● YOUR INSTRUCTIONS: Only the lines from the one containing "Output the component" through the one containing "import * as" should be output, both ends included and exactly as they appear, minus any pictures.

● SUPPLIED DATA:
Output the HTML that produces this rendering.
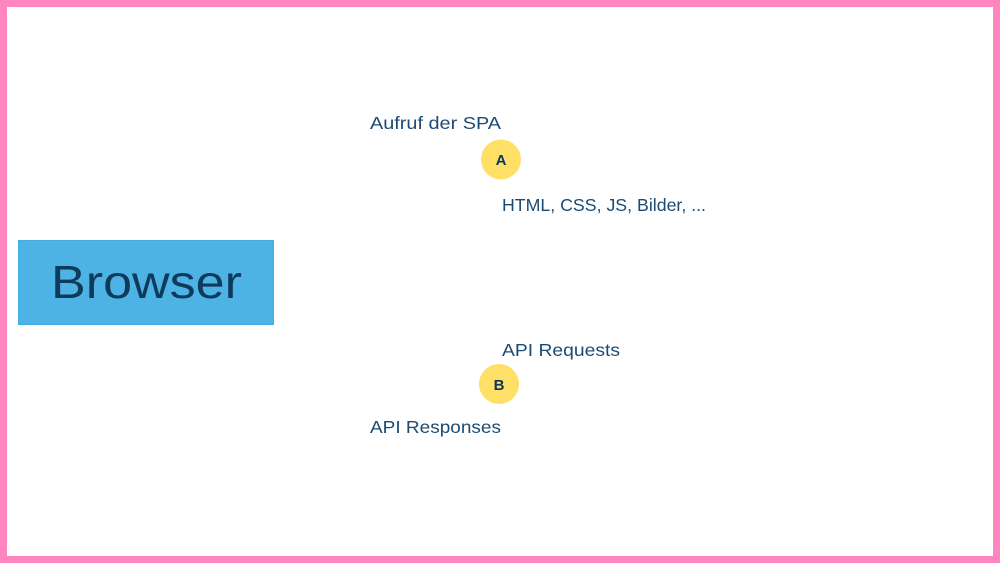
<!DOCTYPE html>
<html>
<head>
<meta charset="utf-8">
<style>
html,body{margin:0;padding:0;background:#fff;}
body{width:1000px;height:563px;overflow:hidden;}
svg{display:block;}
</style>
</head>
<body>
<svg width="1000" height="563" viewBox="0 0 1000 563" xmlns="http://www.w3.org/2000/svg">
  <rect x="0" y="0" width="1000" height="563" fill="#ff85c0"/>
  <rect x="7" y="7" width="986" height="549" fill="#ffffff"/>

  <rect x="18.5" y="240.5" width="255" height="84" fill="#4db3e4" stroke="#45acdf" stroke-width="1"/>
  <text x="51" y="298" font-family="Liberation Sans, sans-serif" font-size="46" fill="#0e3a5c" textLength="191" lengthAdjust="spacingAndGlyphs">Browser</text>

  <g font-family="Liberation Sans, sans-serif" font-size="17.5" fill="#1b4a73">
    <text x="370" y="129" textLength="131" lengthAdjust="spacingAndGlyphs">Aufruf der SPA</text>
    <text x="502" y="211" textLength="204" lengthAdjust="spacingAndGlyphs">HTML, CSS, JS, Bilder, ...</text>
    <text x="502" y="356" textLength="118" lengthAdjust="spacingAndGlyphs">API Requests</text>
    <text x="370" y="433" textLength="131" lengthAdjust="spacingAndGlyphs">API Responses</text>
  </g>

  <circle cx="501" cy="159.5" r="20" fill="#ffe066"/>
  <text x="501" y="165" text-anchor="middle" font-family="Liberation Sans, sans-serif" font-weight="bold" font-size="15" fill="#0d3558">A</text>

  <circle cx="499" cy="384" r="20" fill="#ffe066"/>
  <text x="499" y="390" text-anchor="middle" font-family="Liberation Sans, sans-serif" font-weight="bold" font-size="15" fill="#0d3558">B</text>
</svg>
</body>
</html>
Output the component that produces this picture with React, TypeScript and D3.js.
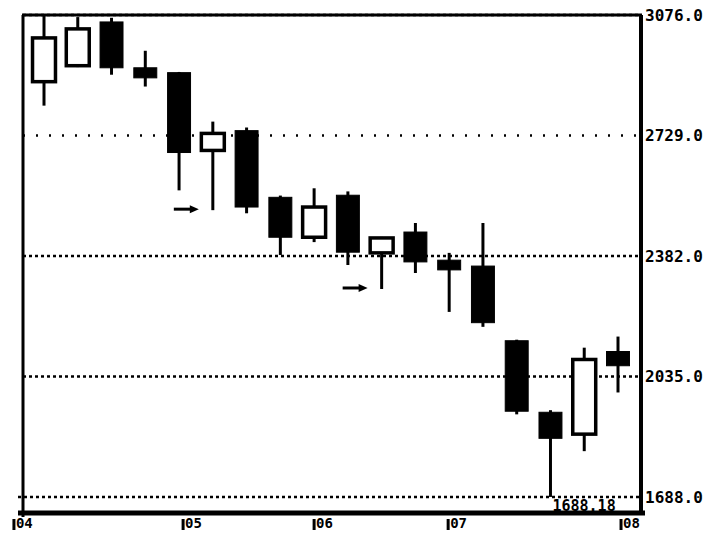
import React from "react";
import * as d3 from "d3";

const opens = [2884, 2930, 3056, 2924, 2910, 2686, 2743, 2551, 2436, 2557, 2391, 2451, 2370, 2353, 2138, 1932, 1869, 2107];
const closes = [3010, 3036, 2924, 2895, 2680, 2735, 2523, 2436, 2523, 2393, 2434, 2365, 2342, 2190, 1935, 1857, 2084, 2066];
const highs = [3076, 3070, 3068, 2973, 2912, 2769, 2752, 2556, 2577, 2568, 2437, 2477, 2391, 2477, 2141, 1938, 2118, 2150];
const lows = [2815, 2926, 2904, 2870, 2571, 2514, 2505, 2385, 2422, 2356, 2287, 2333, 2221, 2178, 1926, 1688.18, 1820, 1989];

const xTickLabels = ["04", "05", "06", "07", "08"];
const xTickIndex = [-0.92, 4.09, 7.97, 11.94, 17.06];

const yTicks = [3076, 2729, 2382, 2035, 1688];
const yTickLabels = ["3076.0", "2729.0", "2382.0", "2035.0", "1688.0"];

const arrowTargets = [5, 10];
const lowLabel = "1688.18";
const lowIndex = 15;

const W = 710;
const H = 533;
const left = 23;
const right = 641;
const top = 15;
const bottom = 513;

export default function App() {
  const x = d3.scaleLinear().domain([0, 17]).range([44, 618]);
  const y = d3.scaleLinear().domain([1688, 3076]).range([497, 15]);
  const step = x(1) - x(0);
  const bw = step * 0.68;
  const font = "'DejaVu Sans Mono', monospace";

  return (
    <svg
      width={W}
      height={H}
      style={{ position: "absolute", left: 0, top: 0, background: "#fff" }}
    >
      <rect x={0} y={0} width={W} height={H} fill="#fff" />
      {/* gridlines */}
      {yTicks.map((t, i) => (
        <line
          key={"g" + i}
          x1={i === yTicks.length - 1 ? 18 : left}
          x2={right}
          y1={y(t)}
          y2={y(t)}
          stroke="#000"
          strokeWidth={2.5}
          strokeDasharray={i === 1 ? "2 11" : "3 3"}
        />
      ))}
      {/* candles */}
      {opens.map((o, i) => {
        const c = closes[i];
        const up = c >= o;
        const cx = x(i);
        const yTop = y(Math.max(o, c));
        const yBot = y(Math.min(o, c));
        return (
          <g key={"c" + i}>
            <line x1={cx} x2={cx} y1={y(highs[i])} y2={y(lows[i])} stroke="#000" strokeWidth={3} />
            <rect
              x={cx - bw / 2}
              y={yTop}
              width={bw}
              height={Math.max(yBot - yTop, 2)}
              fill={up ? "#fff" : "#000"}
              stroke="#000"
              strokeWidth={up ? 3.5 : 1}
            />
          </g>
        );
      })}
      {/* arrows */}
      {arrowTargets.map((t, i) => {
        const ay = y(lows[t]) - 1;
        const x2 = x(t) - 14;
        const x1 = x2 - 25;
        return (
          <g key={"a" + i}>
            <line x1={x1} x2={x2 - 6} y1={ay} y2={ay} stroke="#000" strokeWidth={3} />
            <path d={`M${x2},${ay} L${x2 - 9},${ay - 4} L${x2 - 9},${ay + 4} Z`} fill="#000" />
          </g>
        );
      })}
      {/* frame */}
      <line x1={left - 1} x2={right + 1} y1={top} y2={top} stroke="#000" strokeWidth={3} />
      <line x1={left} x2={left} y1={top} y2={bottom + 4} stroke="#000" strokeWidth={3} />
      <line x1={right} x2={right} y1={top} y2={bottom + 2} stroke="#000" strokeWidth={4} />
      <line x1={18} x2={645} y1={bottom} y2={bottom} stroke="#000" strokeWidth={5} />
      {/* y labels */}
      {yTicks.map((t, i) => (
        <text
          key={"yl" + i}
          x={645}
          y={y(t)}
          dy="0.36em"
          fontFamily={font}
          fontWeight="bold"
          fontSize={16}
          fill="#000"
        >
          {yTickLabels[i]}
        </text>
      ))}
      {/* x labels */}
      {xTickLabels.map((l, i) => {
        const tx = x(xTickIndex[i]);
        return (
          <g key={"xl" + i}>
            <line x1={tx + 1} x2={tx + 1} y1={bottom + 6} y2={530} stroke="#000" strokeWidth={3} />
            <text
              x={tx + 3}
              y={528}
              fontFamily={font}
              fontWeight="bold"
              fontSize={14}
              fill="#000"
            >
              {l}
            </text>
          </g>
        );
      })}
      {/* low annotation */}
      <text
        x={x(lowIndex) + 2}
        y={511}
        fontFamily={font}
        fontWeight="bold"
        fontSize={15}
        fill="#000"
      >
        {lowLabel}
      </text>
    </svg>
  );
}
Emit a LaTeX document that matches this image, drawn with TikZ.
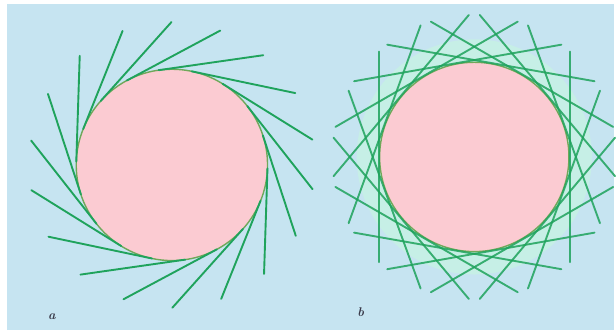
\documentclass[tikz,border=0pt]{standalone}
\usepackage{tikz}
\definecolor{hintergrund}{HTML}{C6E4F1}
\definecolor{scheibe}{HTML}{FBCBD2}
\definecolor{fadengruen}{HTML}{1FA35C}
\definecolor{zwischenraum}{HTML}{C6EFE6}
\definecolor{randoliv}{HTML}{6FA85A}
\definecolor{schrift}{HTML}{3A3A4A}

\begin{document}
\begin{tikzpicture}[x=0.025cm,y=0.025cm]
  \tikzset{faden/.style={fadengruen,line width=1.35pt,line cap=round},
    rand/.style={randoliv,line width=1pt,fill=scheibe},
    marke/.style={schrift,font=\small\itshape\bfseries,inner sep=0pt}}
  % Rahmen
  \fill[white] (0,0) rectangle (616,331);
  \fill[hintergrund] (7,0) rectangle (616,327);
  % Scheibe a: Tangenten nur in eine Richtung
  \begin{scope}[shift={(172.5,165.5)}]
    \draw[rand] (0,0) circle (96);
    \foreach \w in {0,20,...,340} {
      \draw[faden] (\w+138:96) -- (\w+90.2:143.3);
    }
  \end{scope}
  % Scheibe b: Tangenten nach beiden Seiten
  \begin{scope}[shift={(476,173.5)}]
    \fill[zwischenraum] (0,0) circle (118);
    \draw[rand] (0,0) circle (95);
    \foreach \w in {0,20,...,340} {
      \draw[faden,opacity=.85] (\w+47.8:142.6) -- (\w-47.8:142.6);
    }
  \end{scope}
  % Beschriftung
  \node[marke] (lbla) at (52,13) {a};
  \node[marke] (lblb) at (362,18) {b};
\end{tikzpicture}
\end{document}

● SOLUTION TO THIS PROBLEM:
Output the component that produces this picture with React, TypeScript and D3.js.
import React from "react";
import * as d3 from "d3";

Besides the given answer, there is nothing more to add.